▸ Aim of the exercise
Return every line below as is, leaving out the pictures.

* start Recorded data *

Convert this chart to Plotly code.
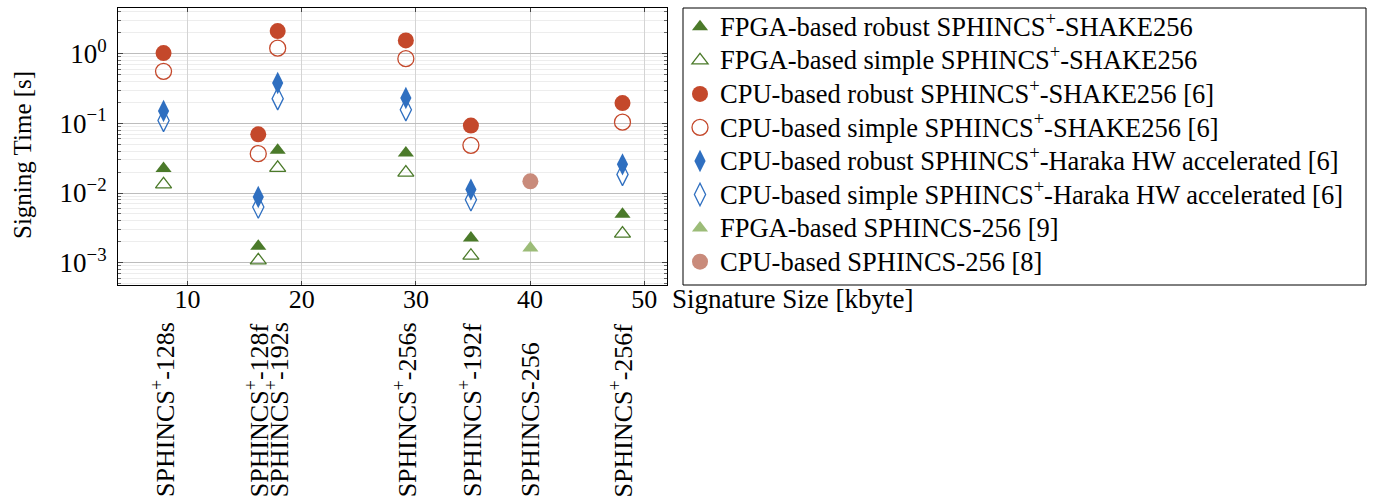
import plotly.graph_objects as go

# ---------------- data ----------------
variants_plus = ["SPHINCS<sup>+</sup>-128s", "SPHINCS<sup>+</sup>-128f", "SPHINCS<sup>+</sup>-192s",
                 "SPHINCS<sup>+</sup>-256s", "SPHINCS<sup>+</sup>-192f", "SPHINCS<sup>+</sup>-256f"]
size_plus = [7.89, 16.19, 17.89, 29.12, 34.82, 48.1]          # signature size [kbyte]
fpga_robust = [0.0224, 0.00172, 0.041, 0.0375, 0.00226, 0.00494]
fpga_simple = [0.0133, 0.00108, 0.0229, 0.0196, 0.00126, 0.00261]
cpu_robust = [1.02, 0.0695, 2.11, 1.55, 0.0927, 0.195]
cpu_simple = [0.557, 0.0367, 1.2, 0.848, 0.0483, 0.104]
haraka_robust = [0.150, 0.00877, 0.38, 0.231, 0.0112, 0.0258]
haraka_simple = [0.110, 0.0063, 0.226, 0.157, 0.0080, 0.0185]

variant_256 = ["SPHINCS-256"]
size_256 = [40.03]
fpga_256 = [0.00163]
cpu_256 = [0.0147]

x_ticks = [10, 20, 30, 40, 50]
y_ticks = [1e-3, 1e-2, 1e-1, 1]
y_ticktext = ["10<sup>\u22123</sup>", "10<sup>\u22122</sup>", "10<sup>\u22121</sup>", "10<sup>0</sup>"]
y_minor = [k * 10.0 ** e for e in range(-4, 1) for k in range(2, 10)]

names = [
    "FPGA-based robust SPHINCS<sup>+</sup>-SHAKE256",
    "FPGA-based simple SPHINCS<sup>+</sup>-SHAKE256",
    "CPU-based robust SPHINCS<sup>+</sup>-SHAKE256 [6]",
    "CPU-based simple SPHINCS<sup>+</sup>-SHAKE256 [6]",
    "CPU-based robust SPHINCS<sup>+</sup>-Haraka HW accelerated [6]",
    "CPU-based simple SPHINCS<sup>+</sup>-Haraka HW accelerated [6]",
    "FPGA-based SPHINCS-256 [9]",
    "CPU-based SPHINCS-256 [8]",
]

GREEN = "#4b7a2a"
RED = "#c4482b"
BLUE = "#2f6fc0"
LGREEN = "#9cbc78"
PINK = "#c98b7b"

FONT = "Liberation Serif"
W, H = 1374, 499
L, R, T, B = 118, 667, 8, 285   # plot area in pixels

def px2paper_x(px):
    return (px - L) / (R - L)

def px2paper_y(py):
    return (B - py) / (B - T)

series = [
    (names[0], size_plus, fpga_robust, "triangle-up", GREEN, 14, True),
    (names[1], size_plus, fpga_simple, "triangle-up-open", GREEN, 14, False),
    (names[2], size_plus, cpu_robust, "circle", RED, 16, True),
    (names[3], size_plus, cpu_simple, "circle-open", RED, 16, False),
    (names[4], size_plus, haraka_robust, "diamond-tall", BLUE, 16, True),
    (names[5], size_plus, haraka_simple, "diamond-tall-open", BLUE, 16, False),
    (names[6], size_256, fpga_256, "triangle-up", LGREEN, 14, True),
    (names[7], size_256, cpu_256, "circle", PINK, 16, True),
]

fig = go.Figure()
for i, (nm, xs, ys, sym, col, sz, filled) in enumerate(series):
    fig.add_trace(go.Scatter(
        x=xs, y=ys, mode="markers",
        name='<span style="font-size:26.5px">' + nm + "</span>",
        legendgroup="g%d" % i,
        marker=dict(symbol=sym, size=sz, color=col,
                    line=dict(width=1.3 if not filled else 0, color=col)),
    ))

annotations = []
# category labels below the axis
for lbl, xv in list(zip(variants_plus, size_plus)) + list(zip(variant_256, size_256)):
    annotations.append(dict(
        x=xv, xref="x", y=px2paper_y(499), yref="paper",
        text=lbl, textangle=-90, showarrow=False,
        xanchor="center", yanchor="bottom",
        font=dict(family=FONT, size=26, color="black"),
    ))
# axis titles
annotations.append(dict(
    x=px2paper_x(670), xref="paper", y=px2paper_y(299), yref="paper",
    text="Signature Size [kbyte]", showarrow=False, xanchor="left", yanchor="middle",
    font=dict(family=FONT, size=27, color="black"),
))
annotations.append(dict(
    x=px2paper_x(22), xref="paper", y=px2paper_y(155), yref="paper",
    text="Signing Time [s]", textangle=-90, showarrow=False,
    xanchor="center", yanchor="middle",
    font=dict(family=FONT, size=25, color="black"),
))

fig.update_layout(
    width=W, height=H,
    margin=dict(l=L, r=W - R, t=T, b=H - B, pad=0, autoexpand=False),
    paper_bgcolor="white", plot_bgcolor="white",
    font=dict(family=FONT, color="black", size=24),
    showlegend=True,
    legend=dict(
        x=px2paper_x(680), xanchor="left", y=px2paper_y(5), yanchor="top",
        bgcolor="rgba(0,0,0,0)", borderwidth=0,
        font=dict(family=FONT, size=23.5, color="black"),
        tracegroupgap=0, traceorder="grouped",
        itemclick=False, itemdoubleclick=False,
        maxheight=490,
    ),
    annotations=annotations,
    shapes=[dict(type="rect", xref="paper", yref="paper",
                 x0=px2paper_x(683), x1=px2paper_x(1366), y0=0, y1=1,
                 line=dict(color="black", width=1), fillcolor="rgba(0,0,0,0)", layer="below")],
)

fig.update_xaxes(
    range=[3.9, 52.0], tickmode="array", tickvals=x_ticks,
    showgrid=True, gridcolor="#d4d4d4", gridwidth=1, zeroline=False,
    showline=True, linecolor="black", linewidth=1, mirror="ticks",
    ticks="inside", ticklen=4, tickcolor="#444",
    tickfont=dict(family=FONT, size=26, color="black"),
    ticklabelstandoff=-9,
)
fig.update_yaxes(
    type="log", range=[-3.32, 0.655], tickmode="array", tickvals=y_ticks, ticktext=y_ticktext,
    showgrid=True, gridcolor="#bdbdbd", gridwidth=1, zeroline=False,
    showline=True, linecolor="black", linewidth=1, mirror="ticks",
    ticks="inside", ticklen=5, tickcolor="#444",
    tickfont=dict(family=FONT, size=27, color="black"),
    ticklabelstandoff=5,
    minor=dict(tickmode="array", tickvals=y_minor, ticks="inside", ticklen=3, tickcolor="#666",
               showgrid=True, gridcolor="#ededed", gridwidth=1),
)

fig.write_html("out.html", config={"displayModeBar": False},
               post_script="document.body.style.margin='0';document.body.style.padding='0';")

* end Recorded data *

▸ Expected answer
Convert this chart to Plotly code.
import plotly.graph_objects as go

# ---------------- data ----------------
variants_plus = ["SPHINCS<sup>+</sup>-128s", "SPHINCS<sup>+</sup>-128f", "SPHINCS<sup>+</sup>-192s",
                 "SPHINCS<sup>+</sup>-256s", "SPHINCS<sup>+</sup>-192f", "SPHINCS<sup>+</sup>-256f"]
size_plus = [7.89, 16.19, 17.89, 29.12, 34.82, 48.1]          # signature size [kbyte]
fpga_robust = [0.0224, 0.00172, 0.041, 0.0375, 0.00226, 0.00494]
fpga_simple = [0.0133, 0.00108, 0.0229, 0.0196, 0.00126, 0.00261]
cpu_robust = [1.02, 0.0695, 2.11, 1.55, 0.0927, 0.195]
cpu_simple = [0.557, 0.0367, 1.2, 0.848, 0.0483, 0.104]
haraka_robust = [0.150, 0.00877, 0.38, 0.231, 0.0112, 0.0258]
haraka_simple = [0.110, 0.0063, 0.226, 0.157, 0.0080, 0.0185]

variant_256 = ["SPHINCS-256"]
size_256 = [40.03]
fpga_256 = [0.00163]
cpu_256 = [0.0147]

x_ticks = [10, 20, 30, 40, 50]
y_ticks = [1e-3, 1e-2, 1e-1, 1]
y_ticktext = ["10<sup>\u22123</sup>", "10<sup>\u22122</sup>", "10<sup>\u22121</sup>", "10<sup>0</sup>"]
y_minor = [k * 10.0 ** e for e in range(-4, 1) for k in range(2, 10)]

names = [
    "FPGA-based robust SPHINCS<sup>+</sup>-SHAKE256",
    "FPGA-based simple SPHINCS<sup>+</sup>-SHAKE256",
    "CPU-based robust SPHINCS<sup>+</sup>-SHAKE256 [6]",
    "CPU-based simple SPHINCS<sup>+</sup>-SHAKE256 [6]",
    "CPU-based robust SPHINCS<sup>+</sup>-Haraka HW accelerated [6]",
    "CPU-based simple SPHINCS<sup>+</sup>-Haraka HW accelerated [6]",
    "FPGA-based SPHINCS-256 [9]",
    "CPU-based SPHINCS-256 [8]",
]

GREEN = "#4b7a2a"
RED = "#c4482b"
BLUE = "#2f6fc0"
LGREEN = "#9cbc78"
PINK = "#c98b7b"

FONT = "Liberation Serif"
W, H = 1374, 499
L, R, T, B = 118, 667, 8, 285   # plot area in pixels

def px2paper_x(px):
    return (px - L) / (R - L)

def px2paper_y(py):
    return (B - py) / (B - T)

series = [
    (names[0], size_plus, fpga_robust, "triangle-up", GREEN, 14, True),
    (names[1], size_plus, fpga_simple, "triangle-up-open", GREEN, 14, False),
    (names[2], size_plus, cpu_robust, "circle", RED, 16, True),
    (names[3], size_plus, cpu_simple, "circle-open", RED, 16, False),
    (names[4], size_plus, haraka_robust, "diamond-tall", BLUE, 16, True),
    (names[5], size_plus, haraka_simple, "diamond-tall-open", BLUE, 16, False),
    (names[6], size_256, fpga_256, "triangle-up", LGREEN, 14, True),
    (names[7], size_256, cpu_256, "circle", PINK, 16, True),
]

fig = go.Figure()
for i, (nm, xs, ys, sym, col, sz, filled) in enumerate(series):
    fig.add_trace(go.Scatter(
        x=xs, y=ys, mode="markers",
        name='<span style="font-size:26.5px">' + nm + "</span>",
        legendgroup="g%d" % i,
        marker=dict(symbol=sym, size=sz, color=col,
                    line=dict(width=1.3 if not filled else 0, color=col)),
    ))

annotations = []
# category labels below the axis
for lbl, xv in list(zip(variants_plus, size_plus)) + list(zip(variant_256, size_256)):
    annotations.append(dict(
        x=xv, xref="x", y=px2paper_y(499), yref="paper",
        text=lbl, textangle=-90, showarrow=False,
        xanchor="center", yanchor="bottom",
        font=dict(family=FONT, size=26, color="black"),
    ))
# axis titles
annotations.append(dict(
    x=px2paper_x(670), xref="paper", y=px2paper_y(299), yref="paper",
    text="Signature Size [kbyte]", showarrow=False, xanchor="left", yanchor="middle",
    font=dict(family=FONT, size=27, color="black"),
))
annotations.append(dict(
    x=px2paper_x(22), xref="paper", y=px2paper_y(155), yref="paper",
    text="Signing Time [s]", textangle=-90, showarrow=False,
    xanchor="center", yanchor="middle",
    font=dict(family=FONT, size=25, color="black"),
))

fig.update_layout(
    width=W, height=H,
    margin=dict(l=L, r=W - R, t=T, b=H - B, pad=0, autoexpand=False),
    paper_bgcolor="white", plot_bgcolor="white",
    font=dict(family=FONT, color="black", size=24),
    showlegend=True,
    legend=dict(
        x=px2paper_x(680), xanchor="left", y=px2paper_y(5), yanchor="top",
        bgcolor="rgba(0,0,0,0)", borderwidth=0,
        font=dict(family=FONT, size=23.5, color="black"),
        tracegroupgap=0, traceorder="grouped",
        itemclick=False, itemdoubleclick=False,
        maxheight=490,
    ),
    annotations=annotations,
    shapes=[dict(type="rect", xref="paper", yref="paper",
                 x0=px2paper_x(683), x1=px2paper_x(1366), y0=0, y1=1,
                 line=dict(color="black", width=1), fillcolor="rgba(0,0,0,0)", layer="below")],
)

fig.update_xaxes(
    range=[3.9, 52.0], tickmode="array", tickvals=x_ticks,
    showgrid=True, gridcolor="#d4d4d4", gridwidth=1, zeroline=False,
    showline=True, linecolor="black", linewidth=1, mirror="ticks",
    ticks="inside", ticklen=4, tickcolor="#444",
    tickfont=dict(family=FONT, size=26, color="black"),
    ticklabelstandoff=-9,
)
fig.update_yaxes(
    type="log", range=[-3.32, 0.655], tickmode="array", tickvals=y_ticks, ticktext=y_ticktext,
    showgrid=True, gridcolor="#bdbdbd", gridwidth=1, zeroline=False,
    showline=True, linecolor="black", linewidth=1, mirror="ticks",
    ticks="inside", ticklen=5, tickcolor="#444",
    tickfont=dict(family=FONT, size=27, color="black"),
    ticklabelstandoff=5,
    minor=dict(tickmode="array", tickvals=y_minor, ticks="inside", ticklen=3, tickcolor="#666",
               showgrid=True, gridcolor="#ededed", gridwidth=1),
)

fig.write_html("out.html", config={"displayModeBar": False},
               post_script="document.body.style.margin='0';document.body.style.padding='0';")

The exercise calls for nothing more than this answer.